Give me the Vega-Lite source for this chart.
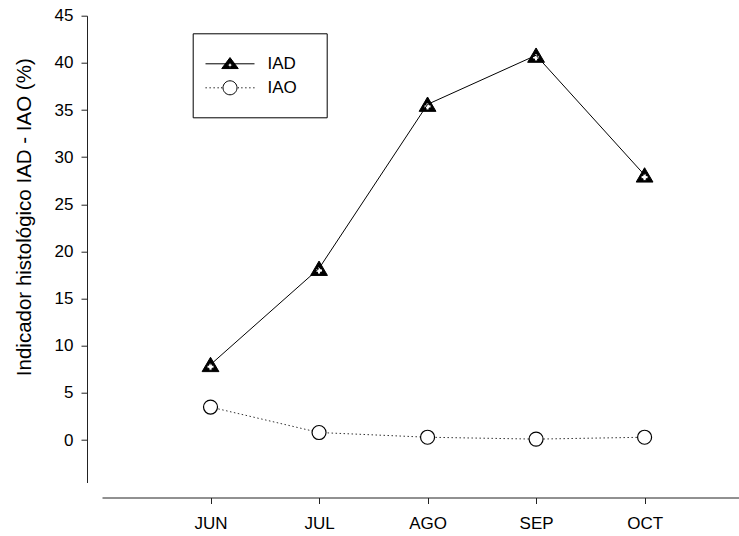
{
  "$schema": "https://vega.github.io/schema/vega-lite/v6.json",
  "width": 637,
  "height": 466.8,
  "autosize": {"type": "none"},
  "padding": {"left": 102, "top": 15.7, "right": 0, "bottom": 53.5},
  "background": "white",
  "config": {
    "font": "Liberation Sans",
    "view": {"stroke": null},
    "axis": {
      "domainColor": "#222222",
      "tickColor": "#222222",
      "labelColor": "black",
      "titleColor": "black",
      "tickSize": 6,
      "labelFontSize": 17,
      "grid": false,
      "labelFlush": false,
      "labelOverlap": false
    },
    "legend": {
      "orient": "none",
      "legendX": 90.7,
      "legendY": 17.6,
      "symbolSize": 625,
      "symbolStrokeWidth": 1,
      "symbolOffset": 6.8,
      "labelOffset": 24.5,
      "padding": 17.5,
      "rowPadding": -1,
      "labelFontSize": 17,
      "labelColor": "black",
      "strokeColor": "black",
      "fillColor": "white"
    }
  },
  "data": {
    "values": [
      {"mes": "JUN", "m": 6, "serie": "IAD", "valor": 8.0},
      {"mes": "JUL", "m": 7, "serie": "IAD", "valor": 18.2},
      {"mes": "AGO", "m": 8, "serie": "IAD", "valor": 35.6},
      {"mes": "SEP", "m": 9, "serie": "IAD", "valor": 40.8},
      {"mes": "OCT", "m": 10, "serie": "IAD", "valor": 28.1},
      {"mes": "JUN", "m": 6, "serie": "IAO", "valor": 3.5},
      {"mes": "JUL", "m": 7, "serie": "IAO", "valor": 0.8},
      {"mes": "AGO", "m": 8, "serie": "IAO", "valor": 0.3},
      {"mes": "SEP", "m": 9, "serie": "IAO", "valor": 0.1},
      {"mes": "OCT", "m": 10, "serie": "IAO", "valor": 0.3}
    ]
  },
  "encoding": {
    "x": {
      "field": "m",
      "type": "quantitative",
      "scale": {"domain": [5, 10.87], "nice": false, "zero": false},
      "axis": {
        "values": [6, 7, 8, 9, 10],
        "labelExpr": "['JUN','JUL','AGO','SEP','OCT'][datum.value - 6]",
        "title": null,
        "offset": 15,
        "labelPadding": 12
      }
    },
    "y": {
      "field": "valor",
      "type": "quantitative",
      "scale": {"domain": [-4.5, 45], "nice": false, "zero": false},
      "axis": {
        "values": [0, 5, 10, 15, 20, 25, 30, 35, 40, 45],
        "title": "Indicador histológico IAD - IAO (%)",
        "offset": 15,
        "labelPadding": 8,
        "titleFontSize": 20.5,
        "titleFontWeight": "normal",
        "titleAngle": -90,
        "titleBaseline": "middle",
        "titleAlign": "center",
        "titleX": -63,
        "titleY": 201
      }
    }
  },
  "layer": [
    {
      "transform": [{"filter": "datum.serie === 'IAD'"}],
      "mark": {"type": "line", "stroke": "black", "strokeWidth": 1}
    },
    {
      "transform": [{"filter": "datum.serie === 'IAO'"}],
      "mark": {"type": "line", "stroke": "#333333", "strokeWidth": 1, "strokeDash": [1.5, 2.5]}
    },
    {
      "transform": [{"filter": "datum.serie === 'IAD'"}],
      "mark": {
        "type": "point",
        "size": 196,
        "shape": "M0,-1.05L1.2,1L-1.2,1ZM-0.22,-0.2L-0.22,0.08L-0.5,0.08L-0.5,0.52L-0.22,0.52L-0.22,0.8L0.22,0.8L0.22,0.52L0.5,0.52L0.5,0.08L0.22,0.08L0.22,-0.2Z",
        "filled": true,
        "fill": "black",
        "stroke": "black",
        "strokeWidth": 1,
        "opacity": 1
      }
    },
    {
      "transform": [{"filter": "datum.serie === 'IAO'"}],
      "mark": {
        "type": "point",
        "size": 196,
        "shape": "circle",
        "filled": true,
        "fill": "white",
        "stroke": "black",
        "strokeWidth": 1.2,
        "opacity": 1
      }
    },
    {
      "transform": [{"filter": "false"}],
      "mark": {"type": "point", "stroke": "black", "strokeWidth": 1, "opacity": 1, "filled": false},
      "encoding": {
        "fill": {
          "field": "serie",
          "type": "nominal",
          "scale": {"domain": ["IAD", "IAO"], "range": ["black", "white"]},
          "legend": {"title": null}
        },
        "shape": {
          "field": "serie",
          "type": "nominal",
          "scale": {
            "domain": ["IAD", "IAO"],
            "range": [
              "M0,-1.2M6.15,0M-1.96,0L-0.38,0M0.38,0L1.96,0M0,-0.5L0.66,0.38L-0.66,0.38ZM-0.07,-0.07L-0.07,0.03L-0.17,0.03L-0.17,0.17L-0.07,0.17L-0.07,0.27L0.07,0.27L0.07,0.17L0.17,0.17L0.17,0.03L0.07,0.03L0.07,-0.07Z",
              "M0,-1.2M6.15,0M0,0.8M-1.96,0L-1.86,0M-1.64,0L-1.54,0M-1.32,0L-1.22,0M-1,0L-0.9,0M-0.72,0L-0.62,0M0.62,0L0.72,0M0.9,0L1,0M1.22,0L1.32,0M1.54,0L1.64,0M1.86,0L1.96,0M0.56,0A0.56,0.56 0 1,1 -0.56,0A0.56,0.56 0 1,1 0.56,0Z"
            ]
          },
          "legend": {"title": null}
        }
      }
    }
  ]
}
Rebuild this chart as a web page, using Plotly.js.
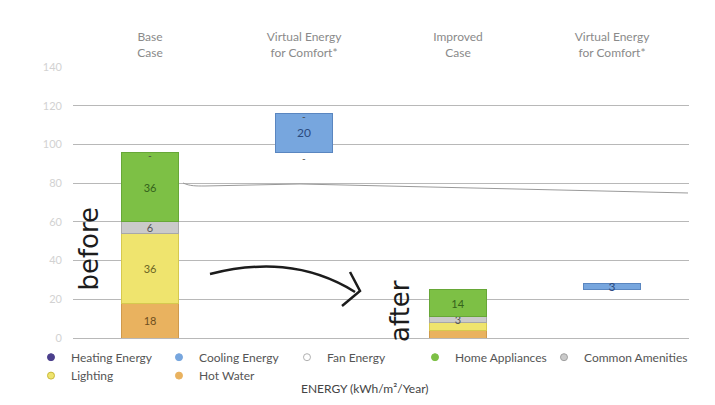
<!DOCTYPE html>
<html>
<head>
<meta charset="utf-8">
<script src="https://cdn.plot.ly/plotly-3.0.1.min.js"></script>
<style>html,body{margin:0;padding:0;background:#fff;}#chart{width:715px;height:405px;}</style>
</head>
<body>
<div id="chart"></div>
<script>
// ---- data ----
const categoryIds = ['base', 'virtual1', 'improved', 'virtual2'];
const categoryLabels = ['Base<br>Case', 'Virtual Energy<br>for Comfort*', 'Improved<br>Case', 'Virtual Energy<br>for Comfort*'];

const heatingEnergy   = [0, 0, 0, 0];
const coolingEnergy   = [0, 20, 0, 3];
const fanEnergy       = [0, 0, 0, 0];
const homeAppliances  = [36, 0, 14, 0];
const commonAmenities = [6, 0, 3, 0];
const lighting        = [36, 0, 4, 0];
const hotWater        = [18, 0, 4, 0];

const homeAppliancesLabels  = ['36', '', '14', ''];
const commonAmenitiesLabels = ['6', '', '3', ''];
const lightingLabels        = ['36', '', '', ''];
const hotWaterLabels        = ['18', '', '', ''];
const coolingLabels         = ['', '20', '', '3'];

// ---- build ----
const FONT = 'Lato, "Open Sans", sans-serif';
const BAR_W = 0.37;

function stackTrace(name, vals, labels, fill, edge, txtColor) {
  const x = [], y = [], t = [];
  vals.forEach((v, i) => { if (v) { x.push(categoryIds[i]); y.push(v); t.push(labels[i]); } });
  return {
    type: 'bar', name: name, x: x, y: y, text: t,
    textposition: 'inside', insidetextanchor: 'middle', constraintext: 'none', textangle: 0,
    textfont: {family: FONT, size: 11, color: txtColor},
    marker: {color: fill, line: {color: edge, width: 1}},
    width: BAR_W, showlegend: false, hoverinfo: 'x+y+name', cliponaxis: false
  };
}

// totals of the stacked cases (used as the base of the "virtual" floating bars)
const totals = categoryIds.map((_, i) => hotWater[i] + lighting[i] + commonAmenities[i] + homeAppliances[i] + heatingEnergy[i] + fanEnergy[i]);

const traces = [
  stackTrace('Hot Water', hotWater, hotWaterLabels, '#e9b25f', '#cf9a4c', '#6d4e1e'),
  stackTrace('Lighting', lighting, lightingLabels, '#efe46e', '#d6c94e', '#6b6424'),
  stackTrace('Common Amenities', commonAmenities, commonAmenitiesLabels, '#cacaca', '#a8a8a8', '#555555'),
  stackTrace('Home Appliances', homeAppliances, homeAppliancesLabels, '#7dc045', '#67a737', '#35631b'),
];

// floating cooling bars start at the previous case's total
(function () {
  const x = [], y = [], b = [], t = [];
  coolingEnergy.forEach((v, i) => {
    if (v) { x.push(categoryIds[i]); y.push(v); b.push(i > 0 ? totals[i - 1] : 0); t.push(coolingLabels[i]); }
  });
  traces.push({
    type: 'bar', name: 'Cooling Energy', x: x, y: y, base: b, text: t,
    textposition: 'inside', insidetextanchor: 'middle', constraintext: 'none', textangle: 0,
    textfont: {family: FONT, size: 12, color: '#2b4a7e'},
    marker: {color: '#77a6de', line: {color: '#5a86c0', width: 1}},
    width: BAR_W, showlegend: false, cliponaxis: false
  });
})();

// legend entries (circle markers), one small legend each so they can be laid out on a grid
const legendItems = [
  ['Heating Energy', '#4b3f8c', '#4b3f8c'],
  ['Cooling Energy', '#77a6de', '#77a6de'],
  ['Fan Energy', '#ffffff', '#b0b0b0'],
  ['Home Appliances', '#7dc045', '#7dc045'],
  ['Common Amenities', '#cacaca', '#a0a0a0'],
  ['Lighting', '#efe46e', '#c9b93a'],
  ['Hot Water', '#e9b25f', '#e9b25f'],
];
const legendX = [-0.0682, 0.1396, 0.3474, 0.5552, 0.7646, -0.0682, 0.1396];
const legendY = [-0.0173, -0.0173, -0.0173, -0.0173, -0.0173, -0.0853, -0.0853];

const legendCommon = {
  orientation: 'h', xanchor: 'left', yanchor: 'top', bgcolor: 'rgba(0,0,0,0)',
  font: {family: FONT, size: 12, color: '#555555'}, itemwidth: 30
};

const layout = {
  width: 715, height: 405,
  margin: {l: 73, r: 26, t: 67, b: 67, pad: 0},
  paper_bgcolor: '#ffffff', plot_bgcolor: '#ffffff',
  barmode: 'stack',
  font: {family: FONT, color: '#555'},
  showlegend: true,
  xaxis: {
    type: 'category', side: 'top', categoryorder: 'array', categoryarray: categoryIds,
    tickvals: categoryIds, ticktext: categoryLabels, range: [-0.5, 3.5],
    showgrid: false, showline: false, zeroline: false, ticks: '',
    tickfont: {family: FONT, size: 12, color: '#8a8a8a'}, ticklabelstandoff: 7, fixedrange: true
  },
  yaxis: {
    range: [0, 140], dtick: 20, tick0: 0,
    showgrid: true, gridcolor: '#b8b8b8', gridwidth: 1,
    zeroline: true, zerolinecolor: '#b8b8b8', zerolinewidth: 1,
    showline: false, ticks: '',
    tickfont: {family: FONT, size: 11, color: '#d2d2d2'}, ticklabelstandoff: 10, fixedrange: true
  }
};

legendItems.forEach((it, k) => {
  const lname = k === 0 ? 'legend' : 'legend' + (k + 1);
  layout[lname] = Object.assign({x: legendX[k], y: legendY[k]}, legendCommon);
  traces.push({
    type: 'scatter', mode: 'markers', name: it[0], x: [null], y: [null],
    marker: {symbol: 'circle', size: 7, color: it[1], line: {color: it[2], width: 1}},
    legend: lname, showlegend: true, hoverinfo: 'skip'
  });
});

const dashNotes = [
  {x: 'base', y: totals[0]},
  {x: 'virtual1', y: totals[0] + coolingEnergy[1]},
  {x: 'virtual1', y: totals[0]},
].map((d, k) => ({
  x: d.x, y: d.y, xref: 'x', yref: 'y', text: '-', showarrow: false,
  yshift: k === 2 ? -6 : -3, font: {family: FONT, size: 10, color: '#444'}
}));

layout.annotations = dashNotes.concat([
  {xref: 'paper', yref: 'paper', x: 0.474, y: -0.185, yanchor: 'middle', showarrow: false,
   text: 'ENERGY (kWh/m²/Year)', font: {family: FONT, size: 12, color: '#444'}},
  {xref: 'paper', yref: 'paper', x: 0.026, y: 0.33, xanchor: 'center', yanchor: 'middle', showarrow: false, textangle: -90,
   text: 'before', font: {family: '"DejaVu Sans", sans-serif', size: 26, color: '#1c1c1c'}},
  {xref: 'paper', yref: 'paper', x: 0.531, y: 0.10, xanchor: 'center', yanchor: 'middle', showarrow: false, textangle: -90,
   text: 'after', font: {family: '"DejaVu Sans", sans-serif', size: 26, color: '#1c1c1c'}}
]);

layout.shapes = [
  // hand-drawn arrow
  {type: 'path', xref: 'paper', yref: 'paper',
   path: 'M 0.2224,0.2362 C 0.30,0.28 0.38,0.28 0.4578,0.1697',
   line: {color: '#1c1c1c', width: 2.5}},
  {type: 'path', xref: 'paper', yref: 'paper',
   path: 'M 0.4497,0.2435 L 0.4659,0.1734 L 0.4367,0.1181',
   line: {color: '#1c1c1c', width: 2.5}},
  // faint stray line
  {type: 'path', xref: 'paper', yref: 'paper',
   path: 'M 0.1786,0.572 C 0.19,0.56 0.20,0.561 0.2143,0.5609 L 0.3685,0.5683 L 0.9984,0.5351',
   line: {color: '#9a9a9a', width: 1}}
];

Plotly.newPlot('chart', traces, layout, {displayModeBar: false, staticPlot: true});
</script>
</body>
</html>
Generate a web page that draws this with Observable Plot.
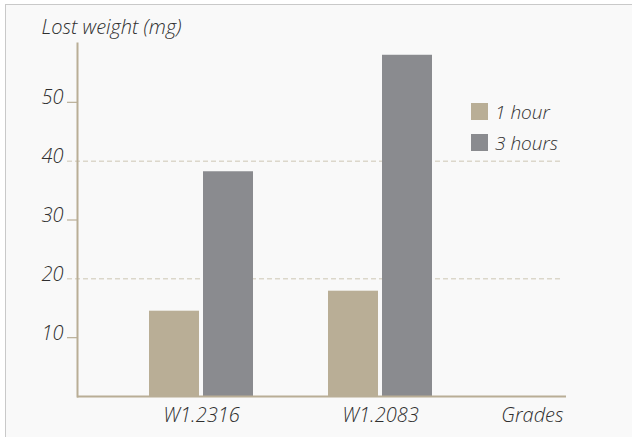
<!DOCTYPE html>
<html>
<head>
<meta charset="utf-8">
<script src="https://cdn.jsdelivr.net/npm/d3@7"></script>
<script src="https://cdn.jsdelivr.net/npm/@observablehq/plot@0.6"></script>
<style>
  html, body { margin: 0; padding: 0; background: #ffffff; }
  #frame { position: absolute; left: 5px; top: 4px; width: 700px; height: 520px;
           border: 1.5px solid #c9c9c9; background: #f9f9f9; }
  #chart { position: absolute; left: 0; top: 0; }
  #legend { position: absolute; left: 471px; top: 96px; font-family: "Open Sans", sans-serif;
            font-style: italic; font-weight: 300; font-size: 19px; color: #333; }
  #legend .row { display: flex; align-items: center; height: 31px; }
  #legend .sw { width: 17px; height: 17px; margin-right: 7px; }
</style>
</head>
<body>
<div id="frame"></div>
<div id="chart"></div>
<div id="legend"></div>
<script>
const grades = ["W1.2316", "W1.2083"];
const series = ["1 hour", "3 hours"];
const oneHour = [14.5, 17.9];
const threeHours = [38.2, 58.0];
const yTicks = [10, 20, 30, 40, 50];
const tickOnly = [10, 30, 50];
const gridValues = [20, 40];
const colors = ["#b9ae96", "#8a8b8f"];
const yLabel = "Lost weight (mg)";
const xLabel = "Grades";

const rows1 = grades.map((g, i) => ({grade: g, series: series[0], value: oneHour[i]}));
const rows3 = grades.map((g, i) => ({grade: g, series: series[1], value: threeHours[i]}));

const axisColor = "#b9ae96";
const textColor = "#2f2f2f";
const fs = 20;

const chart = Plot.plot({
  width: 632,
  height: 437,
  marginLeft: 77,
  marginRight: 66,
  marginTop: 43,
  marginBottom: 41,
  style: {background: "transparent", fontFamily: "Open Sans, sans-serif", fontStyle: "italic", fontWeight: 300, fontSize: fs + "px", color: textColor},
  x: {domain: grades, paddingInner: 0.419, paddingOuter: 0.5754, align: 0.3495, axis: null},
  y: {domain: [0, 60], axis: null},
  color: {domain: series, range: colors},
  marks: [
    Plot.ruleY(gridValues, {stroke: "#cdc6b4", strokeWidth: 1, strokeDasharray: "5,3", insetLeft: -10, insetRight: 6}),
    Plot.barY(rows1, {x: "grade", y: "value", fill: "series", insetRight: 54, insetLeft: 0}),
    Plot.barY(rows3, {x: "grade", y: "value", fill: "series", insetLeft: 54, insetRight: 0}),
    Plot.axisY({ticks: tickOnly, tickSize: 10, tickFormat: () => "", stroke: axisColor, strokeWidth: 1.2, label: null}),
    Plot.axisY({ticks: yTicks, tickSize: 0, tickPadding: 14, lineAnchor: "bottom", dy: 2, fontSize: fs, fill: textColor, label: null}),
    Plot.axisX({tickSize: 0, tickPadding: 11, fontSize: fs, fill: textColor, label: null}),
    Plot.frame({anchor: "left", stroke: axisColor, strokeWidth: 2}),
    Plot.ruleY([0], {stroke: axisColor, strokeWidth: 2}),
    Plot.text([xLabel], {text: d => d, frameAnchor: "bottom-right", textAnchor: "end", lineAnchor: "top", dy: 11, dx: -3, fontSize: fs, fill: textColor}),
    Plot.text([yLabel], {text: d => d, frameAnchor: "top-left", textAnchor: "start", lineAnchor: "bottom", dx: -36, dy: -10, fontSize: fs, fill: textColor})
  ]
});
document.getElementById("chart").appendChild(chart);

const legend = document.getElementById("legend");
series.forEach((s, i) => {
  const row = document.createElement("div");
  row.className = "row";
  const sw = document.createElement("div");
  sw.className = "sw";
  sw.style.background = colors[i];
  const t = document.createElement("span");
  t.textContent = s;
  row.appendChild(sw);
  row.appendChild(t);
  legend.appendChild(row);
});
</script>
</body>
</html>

══════════

→ **THE EXERCISE**: Find the word "page" in the material, then list each line that holds it.

→ **TASK RESPONSE**:
Rebuild this chart as a web page, using Plotly.js.
Generate a web page that draws this with Observable Plot.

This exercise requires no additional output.